Aim: Reproduce the listing below exactly, minus its pictures.

Given material:
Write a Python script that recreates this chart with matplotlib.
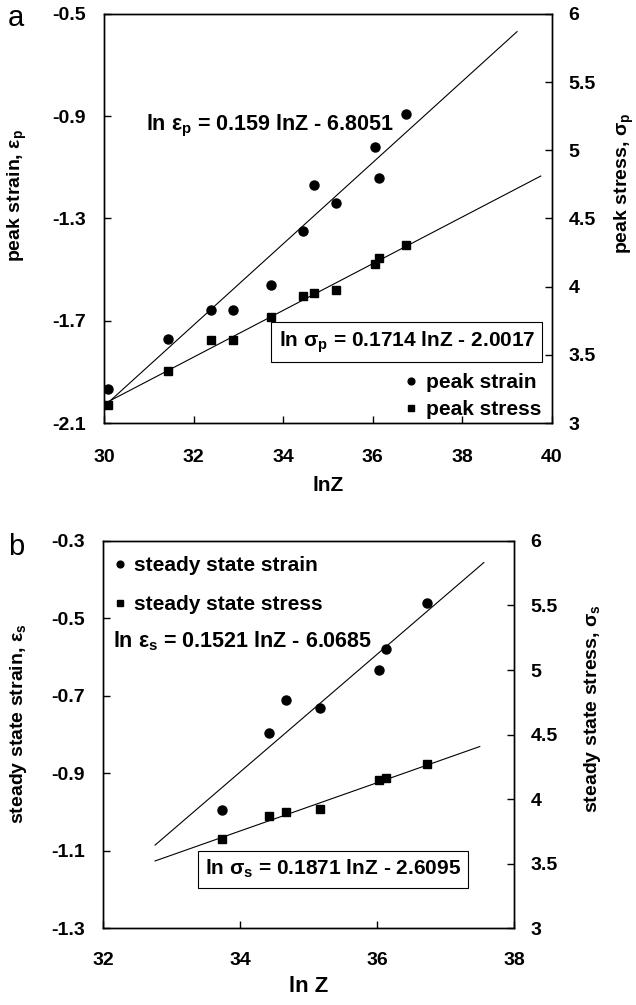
import numpy as np
import matplotlib
matplotlib.use("Agg")
import matplotlib.pyplot as plt

plt.rcParams['font.family'] = ['Liberation Sans', 'DejaVu Sans']
plt.rcParams['font.weight'] = 'bold'
plt.rcParams['axes.labelweight'] = 'bold'
plt.rcParams['axes.unicode_minus'] = False
plt.rcParams['mathtext.default'] = 'regular'

# panel a: peak values
lnz_peak = [30.08, 31.43, 32.38, 32.88, 33.72, 34.45, 34.69, 35.19, 36.04, 36.14, 36.75]
ln_strain_peak = [-1.967, -1.771, -1.659, -1.659, -1.560, -1.347, -1.170, -1.240, -1.021, -1.142, -0.892]
ln_stress_peak = [3.130, 3.382, 3.608, 3.608, 3.779, 3.931, 3.956, 3.973, 4.169, 4.211, 4.304]

# panel b: steady state values
lnz_steady = [33.73, 34.43, 34.67, 35.17, 36.03, 36.13, 36.73]
ln_strain_steady = [-0.995, -0.796, -0.712, -0.732, -0.633, -0.578, -0.459]
ln_stress_steady = [3.690, 3.871, 3.899, 3.925, 4.147, 4.163, 4.271]

# fitted lines: slope, intercept, lnZ range
fit_peak_strain = (0.159, -6.8051, [30.08, 39.22])
fit_peak_stress = (0.1714, -2.0017, [30.08, 39.75])
fit_steady_strain = (0.1521, -6.0685, [32.76, 37.56])
fit_steady_stress = (0.1871, -2.6095, [32.76, 37.50])

FS = 14      # ticks, axis labels
FS_EQ = 15.5  # free equations
FS_BOX = 15  # boxed equations, legends
BOX = dict(boxstyle='square,pad=0.35', fc='white', ec='black', lw=0.8)


def fit_line(ax, fit):
    k, b, xr = fit
    x = np.array(xr)
    ax.plot(x, k * x + b, color='black', lw=0.8)


def style_axes(ax, ax2):
    for a in (ax, ax2):
        a.tick_params(direction='in', length=5, width=1, labelsize=FS)
        for s in a.spines.values():
            s.set_linewidth(1.0)
    ax.tick_params(axis='y', pad=13)
    ax.tick_params(axis='x', pad=19)
    ax2.tick_params(axis='y', pad=12)


fig = plt.figure(figsize=(6.36, 10.05), dpi=100)

# ---- panel a ----
ax = fig.add_axes([0.1635, 0.5791, 0.7044, 0.407])
ax2 = ax.twinx()
fit_line(ax, fit_peak_strain)
fit_line(ax2, fit_peak_stress)
h1, = ax.plot(lnz_peak, ln_strain_peak, 'o', color='black', ms=6.5)
h2, = ax2.plot(lnz_peak, ln_stress_peak, 's', color='black', ms=6)
ax.set_xlim(30, 40)
ax.set_ylim(-2.1, -0.5)
ax2.set_ylim(3, 6)
ax.set_xticks([30, 32, 34, 36, 38, 40])
ax.set_yticks([-2.1, -1.7, -1.3, -0.9, -0.5])
ax2.set_yticks([3, 3.5, 4, 4.5, 5, 5.5, 6])
ax2.set_yticklabels(['3', '3.5', '4', '4.5', '5', '5.5', '6'])
style_axes(ax, ax2)
ax.set_xlabel('lnZ', fontsize=FS + 1)
ax.xaxis.set_label_coords(0.5, -0.13)
ax.set_ylabel('peak strain, ε$_{p}$', fontsize=FS)
ax.yaxis.set_label_coords(-0.168, 0.557)
ax2.set_ylabel('peak stress, σ$_{p}$', fontsize=FS)
ax2.yaxis.set_label_coords(1.136, 0.587)
ax.text(0.093, 0.727, 'ln ε$_{p}$ = 0.159 lnZ - 6.8051', transform=ax.transAxes,
        fontsize=FS_EQ, va='center', ha='left')
ax.text(0.676, 0.197, 'ln σ$_{p}$ = 0.1714 lnZ - 2.0017', transform=ax.transAxes,
        fontsize=FS_BOX, va='center', ha='center', bbox=BOX)
ax2.legend([h1, h2], ['peak strain', 'peak stress'], loc='lower left',
           bbox_to_anchor=(0.672, 0.01), frameon=False, fontsize=FS_BOX,
           handlelength=0.6, handletextpad=0.4, borderpad=0, borderaxespad=0,
           labelspacing=0.38, markerscale=0.75)
fig.text(16 / 636, 1 - 18 / 1005, 'a', fontsize=21, fontweight='normal', ha='center', va='center')

# ---- panel b ----
bx = fig.add_axes([0.162, 0.0766, 0.6462, 0.3851])
bx2 = bx.twinx()
fit_line(bx, fit_steady_strain)
fit_line(bx2, fit_steady_stress)
g1, = bx.plot(lnz_steady, ln_strain_steady, 'o', color='black', ms=6.5)
g2, = bx2.plot(lnz_steady, ln_stress_steady, 's', color='black', ms=6)
bx.set_xlim(32, 38)
bx.set_ylim(-1.3, -0.3)
bx2.set_ylim(3, 6)
bx.set_xticks([32, 34, 36, 38])
bx.set_yticks([-1.3, -1.1, -0.9, -0.7, -0.5, -0.3])
bx2.set_yticks([3, 3.5, 4, 4.5, 5, 5.5, 6])
bx2.set_yticklabels(['3', '3.5', '4', '4.5', '5', '5.5', '6'])
style_axes(bx, bx2)
bx.tick_params(axis='x', pad=17)
bx.set_xlabel('ln Z', fontsize=FS + 2)
bx.xaxis.set_label_coords(0.5, -0.125)
bx.set_ylabel('steady state strain, ε$_{s}$', fontsize=FS)
bx.yaxis.set_label_coords(-0.18, 0.527)
bx2.set_ylabel('steady state stress, σ$_{s}$', fontsize=FS)
bx2.yaxis.set_label_coords(1.165, 0.568)
bx.text(0.025, 0.742, 'ln ε$_{s}$ = 0.1521 lnZ - 6.0685', transform=bx.transAxes,
        fontsize=FS_EQ, va='center', ha='left')
bx.text(0.56, 0.152, 'ln σ$_{s}$ = 0.1871 lnZ - 2.6095', transform=bx.transAxes,
        fontsize=FS_BOX, va='center', ha='center', bbox=BOX)
bx2.legend([g1, g2], ['steady state strain', 'steady state stress'], loc='upper left',
           bbox_to_anchor=(0.025, 0.96), frameon=False, fontsize=FS_BOX,
           handlelength=0.6, handletextpad=0.4, borderpad=0, borderaxespad=0,
           labelspacing=0.95, markerscale=0.75)
fig.text(16 / 636, 1 - 547 / 1005, 'b', fontsize=21, fontweight='normal', ha='center', va='center')

fig.savefig('out.png', dpi=100)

Answer for this exercise:
Write a Python script that recreates this chart with matplotlib.
import numpy as np
import matplotlib
matplotlib.use("Agg")
import matplotlib.pyplot as plt

plt.rcParams['font.family'] = ['Liberation Sans', 'DejaVu Sans']
plt.rcParams['font.weight'] = 'bold'
plt.rcParams['axes.labelweight'] = 'bold'
plt.rcParams['axes.unicode_minus'] = False
plt.rcParams['mathtext.default'] = 'regular'

# panel a: peak values
lnz_peak = [30.08, 31.43, 32.38, 32.88, 33.72, 34.45, 34.69, 35.19, 36.04, 36.14, 36.75]
ln_strain_peak = [-1.967, -1.771, -1.659, -1.659, -1.560, -1.347, -1.170, -1.240, -1.021, -1.142, -0.892]
ln_stress_peak = [3.130, 3.382, 3.608, 3.608, 3.779, 3.931, 3.956, 3.973, 4.169, 4.211, 4.304]

# panel b: steady state values
lnz_steady = [33.73, 34.43, 34.67, 35.17, 36.03, 36.13, 36.73]
ln_strain_steady = [-0.995, -0.796, -0.712, -0.732, -0.633, -0.578, -0.459]
ln_stress_steady = [3.690, 3.871, 3.899, 3.925, 4.147, 4.163, 4.271]

# fitted lines: slope, intercept, lnZ range
fit_peak_strain = (0.159, -6.8051, [30.08, 39.22])
fit_peak_stress = (0.1714, -2.0017, [30.08, 39.75])
fit_steady_strain = (0.1521, -6.0685, [32.76, 37.56])
fit_steady_stress = (0.1871, -2.6095, [32.76, 37.50])

FS = 14      # ticks, axis labels
FS_EQ = 15.5  # free equations
FS_BOX = 15  # boxed equations, legends
BOX = dict(boxstyle='square,pad=0.35', fc='white', ec='black', lw=0.8)


def fit_line(ax, fit):
    k, b, xr = fit
    x = np.array(xr)
    ax.plot(x, k * x + b, color='black', lw=0.8)


def style_axes(ax, ax2):
    for a in (ax, ax2):
        a.tick_params(direction='in', length=5, width=1, labelsize=FS)
        for s in a.spines.values():
            s.set_linewidth(1.0)
    ax.tick_params(axis='y', pad=13)
    ax.tick_params(axis='x', pad=19)
    ax2.tick_params(axis='y', pad=12)


fig = plt.figure(figsize=(6.36, 10.05), dpi=100)

# ---- panel a ----
ax = fig.add_axes([0.1635, 0.5791, 0.7044, 0.407])
ax2 = ax.twinx()
fit_line(ax, fit_peak_strain)
fit_line(ax2, fit_peak_stress)
h1, = ax.plot(lnz_peak, ln_strain_peak, 'o', color='black', ms=6.5)
h2, = ax2.plot(lnz_peak, ln_stress_peak, 's', color='black', ms=6)
ax.set_xlim(30, 40)
ax.set_ylim(-2.1, -0.5)
ax2.set_ylim(3, 6)
ax.set_xticks([30, 32, 34, 36, 38, 40])
ax.set_yticks([-2.1, -1.7, -1.3, -0.9, -0.5])
ax2.set_yticks([3, 3.5, 4, 4.5, 5, 5.5, 6])
ax2.set_yticklabels(['3', '3.5', '4', '4.5', '5', '5.5', '6'])
style_axes(ax, ax2)
ax.set_xlabel('lnZ', fontsize=FS + 1)
ax.xaxis.set_label_coords(0.5, -0.13)
ax.set_ylabel('peak strain, ε$_{p}$', fontsize=FS)
ax.yaxis.set_label_coords(-0.168, 0.557)
ax2.set_ylabel('peak stress, σ$_{p}$', fontsize=FS)
ax2.yaxis.set_label_coords(1.136, 0.587)
ax.text(0.093, 0.727, 'ln ε$_{p}$ = 0.159 lnZ - 6.8051', transform=ax.transAxes,
        fontsize=FS_EQ, va='center', ha='left')
ax.text(0.676, 0.197, 'ln σ$_{p}$ = 0.1714 lnZ - 2.0017', transform=ax.transAxes,
        fontsize=FS_BOX, va='center', ha='center', bbox=BOX)
ax2.legend([h1, h2], ['peak strain', 'peak stress'], loc='lower left',
           bbox_to_anchor=(0.672, 0.01), frameon=False, fontsize=FS_BOX,
           handlelength=0.6, handletextpad=0.4, borderpad=0, borderaxespad=0,
           labelspacing=0.38, markerscale=0.75)
fig.text(16 / 636, 1 - 18 / 1005, 'a', fontsize=21, fontweight='normal', ha='center', va='center')

# ---- panel b ----
bx = fig.add_axes([0.162, 0.0766, 0.6462, 0.3851])
bx2 = bx.twinx()
fit_line(bx, fit_steady_strain)
fit_line(bx2, fit_steady_stress)
g1, = bx.plot(lnz_steady, ln_strain_steady, 'o', color='black', ms=6.5)
g2, = bx2.plot(lnz_steady, ln_stress_steady, 's', color='black', ms=6)
bx.set_xlim(32, 38)
bx.set_ylim(-1.3, -0.3)
bx2.set_ylim(3, 6)
bx.set_xticks([32, 34, 36, 38])
bx.set_yticks([-1.3, -1.1, -0.9, -0.7, -0.5, -0.3])
bx2.set_yticks([3, 3.5, 4, 4.5, 5, 5.5, 6])
bx2.set_yticklabels(['3', '3.5', '4', '4.5', '5', '5.5', '6'])
style_axes(bx, bx2)
bx.tick_params(axis='x', pad=17)
bx.set_xlabel('ln Z', fontsize=FS + 2)
bx.xaxis.set_label_coords(0.5, -0.125)
bx.set_ylabel('steady state strain, ε$_{s}$', fontsize=FS)
bx.yaxis.set_label_coords(-0.18, 0.527)
bx2.set_ylabel('steady state stress, σ$_{s}$', fontsize=FS)
bx2.yaxis.set_label_coords(1.165, 0.568)
bx.text(0.025, 0.742, 'ln ε$_{s}$ = 0.1521 lnZ - 6.0685', transform=bx.transAxes,
        fontsize=FS_EQ, va='center', ha='left')
bx.text(0.56, 0.152, 'ln σ$_{s}$ = 0.1871 lnZ - 2.6095', transform=bx.transAxes,
        fontsize=FS_BOX, va='center', ha='center', bbox=BOX)
bx2.legend([g1, g2], ['steady state strain', 'steady state stress'], loc='upper left',
           bbox_to_anchor=(0.025, 0.96), frameon=False, fontsize=FS_BOX,
           handlelength=0.6, handletextpad=0.4, borderpad=0, borderaxespad=0,
           labelspacing=0.95, markerscale=0.75)
fig.text(16 / 636, 1 - 547 / 1005, 'b', fontsize=21, fontweight='normal', ha='center', va='center')

fig.savefig('out.png', dpi=100)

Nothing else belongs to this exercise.